A new report from the Future Hospital Commission recommends that in future, care should come to the acutely ill patient, rather than the patient being moved around the hospital.
This is one of 50 recommendations aimed at improving care for acute medical patients in Future Hospital: Caring for medical patients, which puts the patient experience and the concept of ‘clinician citizenship’ back into the very heart of healthcare. This is matched with a radical restructuring of the wards where acutely ill patients are treated, and a new organisational and management structure whose responsibilities for acutely ill medical patients will stretch out from the hospital into the wider community, developing the idea of a local healthcare system.
The independent Future Hospital Commission was established by the Royal College of Physicians in March 2012 to find solutions to the current challenges facing the NHS – a rising tide of acute admissions, the increasing number of patients who are frail, old, or who have dementia, patients with increasingly complex illnesses, systemic failures of care, poor patient experience, and a medical workforce crisis.
The Commission brought patients and medical and healthcare experts together to develop a vision for the Future Hospital covering both how patients should be cared for, and the changes in organisation and staffing that would support the new vision. The Commission sought out and benefited from best practice examples of care in England, that are included in the report. The report recommends:
For patients – a new focus on patient experience, principles of patient care, communication, information and responsibility
- Care should come to the patient, and the patient should not be moved unless it is absolutely necessary for their care.
- The patient experience should be as important as their clinical outcomes.
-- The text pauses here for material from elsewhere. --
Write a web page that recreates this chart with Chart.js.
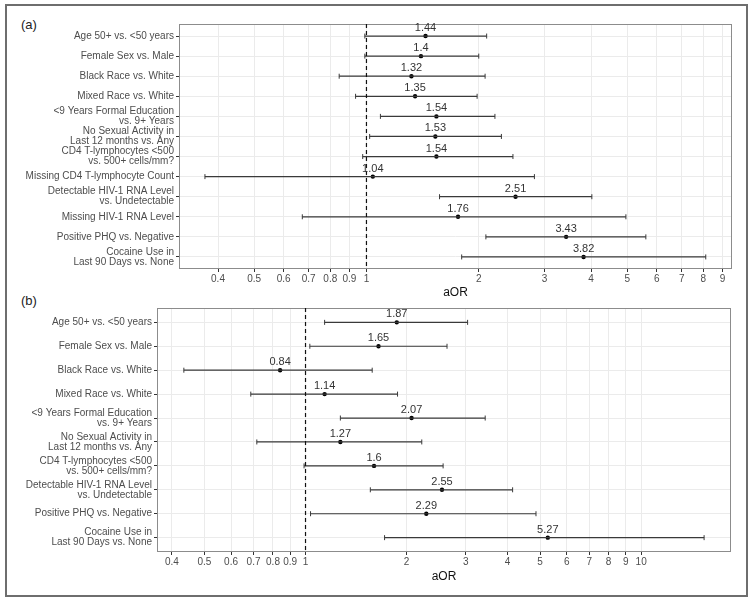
<!DOCTYPE html>
<html>
<head>
<meta charset="utf-8">
<script src="https://cdn.jsdelivr.net/npm/chart.js@4"></script>
<style>
body { margin: 0; background: #fff; }
#wrap { position: relative; width: 754px; height: 602px; font-family: 'Liberation Sans', Arial, sans-serif; }
#frame { position: absolute; left: 5px; top: 4px; width: 739px; height: 589px; border: 2px solid #6e6e6e; }
canvas { position: absolute; left: 0; }
#ca { top: 0; }
#cb { top: 300px; }
.tag { position: absolute; font-size: 13px; color: #222; }
</style>
</head>
<body>
<div id="wrap">
  <div id="frame"></div>
  <div class="tag" style="left:21px;top:17px">(a)</div>
  <div class="tag" style="left:21px;top:293px">(b)</div>
  <canvas id="ca" width="754" height="302"></canvas>
  <canvas id="cb" width="754" height="297"></canvas>
</div>
<script>
// panel (a)
const labelsA = [
    'Age 50+ vs. <50 years',
    'Female Sex vs. Male',
    'Black Race vs. White',
    'Mixed Race vs. White',
    '<9 Years Formal Education\nvs. 9+ Years',
    'No Sexual Activity in\nLast 12 months vs. Any',
    'CD4 T-lymphocytes <500\nvs. 500+ cells/mm?',
    'Missing CD4 T-lymphocyte Count',
    'Detectable HIV-1 RNA Level\nvs. Undetectable',
    'Missing HIV-1 RNA Level',
    'Positive PHQ vs. Negative',
    'Cocaine Use in\nLast 90 Days vs. None'
]
const estA = [1.44, 1.4, 1.32, 1.35, 1.54, 1.53, 1.54, 1.04, 2.51, 1.76, 3.43, 3.82]
const lowA = [0.99, 0.99, 0.845, 0.935, 1.09, 1.02, 0.977, 0.369, 1.57, 0.673, 2.09, 1.80]
const highA = [2.10, 2.00, 2.08, 1.98, 2.21, 2.30, 2.47, 2.82, 4.02, 4.96, 5.61, 8.12]
const ticksA = [0.4, 0.5, 0.6, 0.7, 0.8, 0.9, 1, 2, 3, 4, 5, 6, 7, 8, 9]

// panel (b)
const labelsB = [
    'Age 50+ vs. <50 years',
    'Female Sex vs. Male',
    'Black Race vs. White',
    'Mixed Race vs. White',
    '<9 Years Formal Education\nvs. 9+ Years',
    'No Sexual Activity in\nLast 12 months vs. Any',
    'CD4 T-lymphocytes <500\nvs. 500+ cells/mm?',
    'Detectable HIV-1 RNA Level\nvs. Undetectable',
    'Positive PHQ vs. Negative',
    'Cocaine Use in\nLast 90 Days vs. None'
]
const estB = [1.87, 1.65, 0.84, 1.14, 2.07, 1.27, 1.6, 2.55, 2.29, 5.27]
const lowB = [1.14, 1.03, 0.434, 0.687, 1.27, 0.716, 0.99, 1.56, 1.035, 1.72]
const highB = [3.04, 2.64, 1.58, 1.88, 3.43, 2.22, 2.57, 4.14, 4.86, 15.4]
const ticksB = [0.4, 0.5, 0.6, 0.7, 0.8, 0.9, 1, 2, 3, 4, 5, 6, 7, 8, 9, 10]

Chart.defaults.font.family = "'Liberation Sans', Arial, sans-serif"

// grey box around the plot area
const panelBox = {
    id: 'panelBox',
    beforeDatasetsDraw(chart) {
        const a = chart.chartArea
        const c = chart.ctx
        c.save()
        c.strokeStyle = '#8c8c8c'
        c.lineWidth = 1
        c.strokeRect(Math.round(a.left) + 0.5, Math.round(a.top) + 0.5, Math.round(a.right - a.left) - 1, Math.round(a.bottom - a.top) - 1)
        c.restore()
    }
}

// numbers above the estimate dots
const valueLabels = {
    id: 'valueLabels',
    afterDatasetsDraw(chart) {
        const ds = chart.data.datasets[3]
        const meta = chart.getDatasetMeta(3)
        const c = chart.ctx
        c.save()
        c.font = "11px 'Liberation Sans', Arial, sans-serif"
        c.fillStyle = '#333'
        c.textAlign = 'center'
        c.textBaseline = 'middle'
        meta.data.forEach(function(pt, i) {
            c.fillText(String(ds.data[i].x), pt.x, pt.y - 8)
        })
        c.restore()
    }
}

function makeChart(canvas, labels, est, low, high, xMin, xMax, xTicks, yWidth, xHeight, pad) {
    let bars = []
    let caps = []
    let dots = []
    for (let i = 0; i < labels.length; i++) {
        bars.push({x: low[i], y: i}, {x: high[i], y: i}, {x: NaN, y: NaN})
        caps.push({x: low[i], y: i}, {x: high[i], y: i})
        dots.push({x: est[i], y: i})
    }
    const yMax = labels.length - 0.4
    return new Chart(canvas, {
        type: 'scatter',
        data: {
            datasets: [
                {
                    data: [{x: 1, y: -0.6}, {x: 1, y: yMax}],
                    showLine: true,
                    borderColor: '#111',
                    borderWidth: 1.2,
                    borderDash: [4, 3],
                    pointRadius: 0
                },
                {
                    data: bars,
                    showLine: true,
                    spanGaps: false,
                    borderColor: '#3a3a3a',
                    borderWidth: 1.2,
                    pointRadius: 0
                },
                {
                    data: caps,
                    pointStyle: 'line',
                    rotation: 90,
                    radius: 2.5,
                    borderColor: '#3a3a3a',
                    borderWidth: 1
                },
                {
                    data: dots,
                    pointRadius: 2.2,
                    backgroundColor: '#000',
                    borderWidth: 0
                }
            ]
        },
        options: {
            responsive: false,
            animation: false,
            layout: { padding: pad },
            plugins: { legend: { display: false }, tooltip: { enabled: false } },
            scales: {
                x: {
                    type: 'logarithmic',
                    min: xMin,
                    max: xMax,
                    // the log scale rounds min, so put the exact limits back
                    afterBuildTicks: function(s) {
                        s.ticks = xTicks.map(v => ({value: v}))
                        s.min = xMin
                        s.max = xMax
                    },
                    afterFit: function(s) { s.height = xHeight; s.paddingLeft = 0; s.paddingRight = 0 },
                    ticks: {
                        autoSkip: false,
                        maxRotation: 0,
                        padding: 1,
                        color: '#4d4d4d',
                        font: { size: 10 },
                        callback: v => String(v)
                    },
                    grid: { color: '#ebebeb', tickColor: '#333', tickLength: 3, lineWidth: 1 },
                    border: { display: false },
                    title: { display: true, text: 'aOR', color: '#111', font: { size: 12 }, padding: 0 }
                },
                y: {
                    type: 'linear',
                    reverse: true,
                    min: -0.6,
                    max: yMax,
                    afterBuildTicks: function(s) { s.ticks = labels.map((_, i) => ({value: i})) },
                    afterFit: function(s) { s.width = yWidth; s.paddingTop = 0; s.paddingBottom = 0 },
                    ticks: {
                        autoSkip: false,
                        padding: 2,
                        color: '#4d4d4d',
                        font: { size: 10, lineHeight: 1 },
                        callback: v => labels[v].split('\n')
                    },
                    grid: { color: '#ebebeb', tickColor: '#333', tickLength: 3, lineWidth: 1 },
                    border: { display: false }
                }
            }
        },
        plugins: [panelBox, valueLabels]
    })
}

makeChart(document.querySelector('#ca'), labelsA, estA, lowA, highA, 0.3144, 9.548, ticksA, 179, 31,
    {top: 24, right: 22, bottom: 2, left: 0})
makeChart(document.querySelector('#cb'), labelsB, estB, lowB, highB, 0.361, 18.52, ticksB, 157, 32,
    {top: 8, right: 23, bottom: 13, left: 0})
</script>
</body>
</html>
- Patients should be treated with kindness, respect, and dignity, and their privacy and confidentiality should also be respected – a locally determined ‘citizenship charter’ would tie health workers to this concept.
- Patients should be fully involved in decisions about their care, with an emphasis on supporting self-care, autonomy and health promotion.
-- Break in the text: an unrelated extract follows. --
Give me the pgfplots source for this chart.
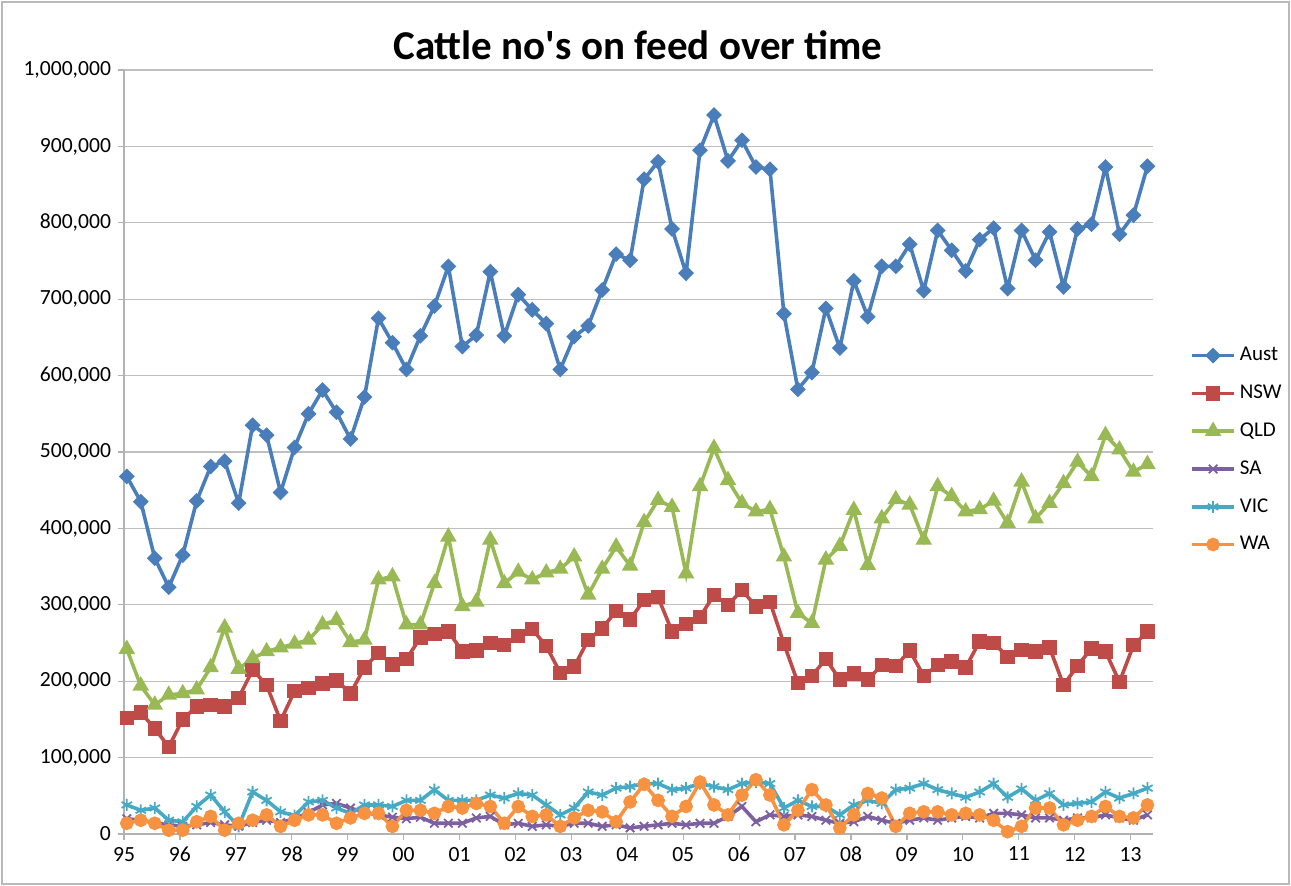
\documentclass[border=0pt]{standalone}
\usepackage{fontspec}
\setmainfont{Carlito}
\usepackage{pgfplots}
\pgfplotsset{compat=1.18}
\usepackage{pgfplotstable}

\definecolor{caust}{HTML}{4A7EBB}
\definecolor{cnsw}{HTML}{BE4B48}
\definecolor{cqld}{HTML}{98B954}
\definecolor{csa}{HTML}{7D60A0}
\definecolor{cvic}{HTML}{46AAC5}
\definecolor{cwa}{HTML}{F69240}

% quarterly, index 0 = 1995 Q1
\pgfplotstableread{
i aust nsw qld sa vic wa
0 468000 152000 242000 20000 38000 14000
1 435000 159000 194000 18000 31000 18000
2 361000 138000 169000 15000 34000 14000
3 323000 114000 182000 12000 18000 5000
4 365000 150000 184000 10000 16000 5000
5 436000 167000 189000 12000 36000 16000
6 481000 169000 218000 15000 51000 23000
7 488000 167000 270000 12000 29000 5000
8 433000 178000 216000 10000 10000 14000
9 535000 215000 230000 15000 55000 18000
10 522000 195000 239000 18000 44000 25000
11 447000 148000 244000 15000 29000 10000
12 506000 187000 249000 20000 24000 18000
13 550000 191000 254000 28000 42000 25000
14 581000 197000 274000 38000 44000 25000
15 552000 201000 280000 40000 34000 14000
16 517000 184000 251000 34000 27000 21000
17 572000 218000 254000 28000 38000 27000
18 675000 237000 333000 25000 38000 27000
19 643000 222000 337000 22000 36000 10000
20 608000 229000 274000 20000 44000 31000
21 652000 257000 274000 22000 44000 31000
22 691000 262000 328000 14000 58000 27000
23 743000 265000 389000 14000 44000 36000
24 638000 239000 298000 14000 44000 34000
25 653000 240000 304000 21000 44000 40000
26 736000 250000 385000 23000 51000 36000
27 652000 247000 328000 12000 47000 14000
28 706000 259000 343000 14000 53000 36000
29 686000 268000 333000 10000 51000 23000
30 668000 246000 342000 12000 38000 25000
31 608000 211000 347000 10000 25000 10000
32 651000 219000 363000 14000 34000 21000
33 665000 254000 313000 14000 55000 31000
34 712000 269000 347000 10000 51000 29000
35 759000 292000 376000 12000 60000 16000
36 751000 281000 351000 8000 62000 42000
37 857000 306000 408000 10000 66000 65000
38 880000 310000 437000 12000 66000 44000
39 792000 265000 428000 14000 58000 23000
40 734000 275000 341000 12000 60000 36000
41 895000 284000 455000 14000 66000 68000
42 941000 313000 505000 14000 62000 38000
43 881000 300000 463000 23000 58000 25000
44 908000 319000 433000 36000 66000 51000
45 873000 298000 422000 16000 68000 71000
46 870000 304000 425000 25000 66000 51000
47 681000 249000 363000 23000 34000 12000
48 582000 198000 289000 25000 44000 31000
49 604000 207000 276000 23000 36000 58000
50 688000 229000 359000 18000 36000 38000
51 636000 202000 377000 14000 25000 8000
52 724000 210000 424000 16000 38000 25000
53 677000 202000 352000 23000 44000 53000
54 743000 221000 413000 18000 40000 47000
55 743000 220000 438000 14000 58000 10000
56 772000 240000 431000 18000 60000 27000
57 711000 207000 385000 21000 66000 29000
58 790000 221000 455000 18000 58000 29000
59 764000 226000 442000 21000 53000 25000
60 737000 218000 422000 23000 48000 27000
61 778000 252000 425000 21000 55000 25000
62 793000 250000 436000 27000 66000 18000
63 714000 232000 407000 27000 48000 3000
64 790000 241000 461000 25000 59000 10000
65 751000 239000 413000 21000 44000 34000
66 788000 244000 433000 21000 53000 34000
67 716000 195000 459000 18000 38000 12000
68 792000 220000 487000 21000 40000 18000
69 798000 243000 468000 21000 42000 23000
70 873000 239000 522000 25000 55000 36000
71 785000 199000 503000 21000 47000 23000
72 810000 247000 474000 18000 53000 21000
73 874000 265000 484000 25000 60000 38000
}\cattle

\begin{document}
\begin{tikzpicture}
\useasboundingbox (-62pt,-26pt) rectangle (583.5pt,417pt);
\draw[gray!55, line width=0.6pt] (-61pt,-25pt) rectangle (582.5pt,416pt);
\begin{axis}[
    at={(0pt,0pt)}, anchor=south west,
    scale only axis, width=514.5pt, height=382pt,
    xmin=-0.2, xmax=73.4, ymin=0, ymax=1000000,
    xtick={-0.2,3.8,7.8,11.8,15.8,19.8,23.8,27.8,31.8,35.8,39.8,43.8,47.8,51.8,55.8,59.8,63.8,67.8,71.8},
    xticklabels={95,96,97,98,99,00,01,02,03,04,05,06,07,08,09,10,11,12,13},
    ytick={0,100000,200000,300000,400000,500000,600000,700000,800000,900000,1000000},
    scaled y ticks=false,
    yticklabel style={/pgf/number format/.cd, fixed, 1000 sep={,}},
    /pgf/number format/assume math mode=true,
    ymajorgrids, grid style={gray!50, line width=0.6pt},
    axis x line*=bottom, axis y line*=left,
    axis line style={gray!60, line width=0.6pt, -},
    tick align=outside, major tick length=3pt,
    tick style={gray!60, line width=0.6pt},
    tick label style={font=\fontsize{10.8}{13}\selectfont, black},
    every axis plot/.append style={line width=1.8pt},
    legend style={at={(axis description cs:1.03,0.648)}, anchor=north west,
        draw=none, fill=none, font=\fontsize{10.5}{12.5}\selectfont,
        row sep=6.6pt, cells={anchor=west}},
    legend image code/.code={
        \draw[mark repeat=2, mark phase=2, #1] plot coordinates {(0pt,0pt) (10.5pt,0pt) (21pt,0pt)};
    },
]
\addplot[color=caust, mark=square*, mark size=1.9pt, mark options={rotate=45, solid, fill=caust}] table[x=i, y=aust] {\cattle};
\addlegendentry{Aust}
\addplot[color=cnsw, mark=square*, mark size=2.7pt, mark options={solid, fill=cnsw}] table[x=i, y=nsw] {\cattle};
\addlegendentry{NSW}
\addplot[color=cqld, mark=triangle*, mark size=3pt, mark options={solid, fill=cqld}] table[x=i, y=qld] {\cattle};
\addlegendentry{QLD}
\addplot[color=csa, mark=x, mark size=3pt, mark options={solid, line width=0.9pt}] table[x=i, y=sa] {\cattle};
\addlegendentry{SA}
\addplot[color=cvic, mark=asterisk, mark size=3pt, mark options={solid, line width=0.9pt}] table[x=i, y=vic] {\cattle};
\addlegendentry{VIC}
\addplot[color=cwa, mark=*, mark size=2.5pt, mark options={solid, fill=cwa}] table[x=i, y=wa] {\cattle};
\addlegendentry{WA}
\end{axis}
\node[font=\bfseries\fontsize{20.5}{24}\selectfont] at (257pt,394.5pt) {Cattle no\textquotesingle s on feed over time};
\end{tikzpicture}
\end{document}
- Who is responsible for each patient’s care on any given day, seven days a week, should be clear to the patient, their relatives and carers, and this team should be led by a named consultant working with a nurse ward manager.
- Patients should no longer be ‘discharged’ – planning for their future care needs and transfer to intermediate, community, primary, or social care, within a healthcare system, or their return home, should begin on admission.
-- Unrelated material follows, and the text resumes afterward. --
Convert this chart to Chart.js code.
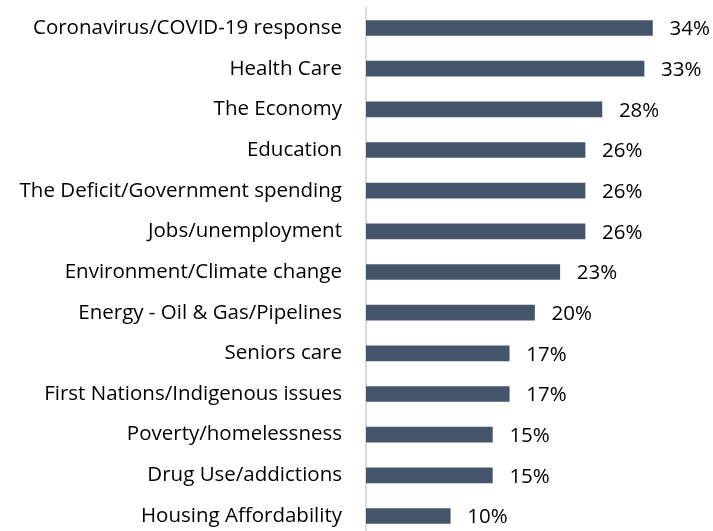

- Patients should be assessed and diagnosed by a senior doctor on admission, and should see a specialist in their condition as soon as possible. This might mean seeing multiple specialists for some patients, with care coordinated by a single doctor.
- Acutely ill patients should have access to the same medical care at weekends as on weekdays.
- Continuity of care should be the norm, with an emphasis on excellent communication in relation to transferring the care of patients to new medical teams or new settings when their needs demand it.
Structure and organisation – bringing together disparate parts of medical care under one management and organisational structure which for the first time, with specialist medical teams working with partners in primary and social care to support patients o
- A new medical division in each hospital caring for medical patients, with care responsibilities that reach outside the hospital into the wider health community.
- A new Acute Care Hub which will include the acute medical unit (AMU), short-stay wards, enhanced care beds (level 1) and ambulatory emergency care (AEC).
- A Clinical Coordination Centre which will act as a central control room for real-time patient information, handover and transfer briefings, and organisation of care for all acutely ill medical patients , whether inside or outside the hospital.
Workforce – new roles and responsibilities for doctors caring for acutely ill patients, both entirely new roles and changes to the working patterns and responsibilities of other doctors within the hospital
- A new role – the chief of medicine – will have ultimate responsibility for all adult patients with a medical illness and a new ‘buck stops here’ approach.
- A new role – the chief resident – responsible for liaising with junior doctors in the Medical Division and help plan service design and delivery, including rotas, duties and workload.
- Consultant physicians in medical specialties will spend time in the acute care hub, providing specialist opinion and care.
- Increased roles for both ‘generalist’ and specialist physicians:
- more ‘generalists’ – doctors skilled in the diagnosis and management of acutely ill emergency patients or those with complex medical needs already in hospital – will be needed to better manage these patients across the hospital and in the community
- seeing the right specialist as early as possible improves patient care and recovery, and specialist physicians will need to spend more of their time supporting ‘generalists’ in the acute care hub.
Sir Michael Rawlins, chair, Future Hospital Commission, said:
This report has major implications for the clinical practice of physicians, the training of future generations of physicians, for research and, most importantly of all, for patients. Its implementation will be a challenge for us all, but implement it we must. Our present and future patients will expect – indeed demand – no less.
Professor Tim Evans, Lead Fellow for FHC said:
I hope this report will represent a template which can be adapted to the needs of patients in different geographical locations, and improve both their care and their medical management. We feel this will be achieved fully only where the hospital and wider healthcare facilities, including those related to primary and social care, are unified in their vision and integrated in its execution.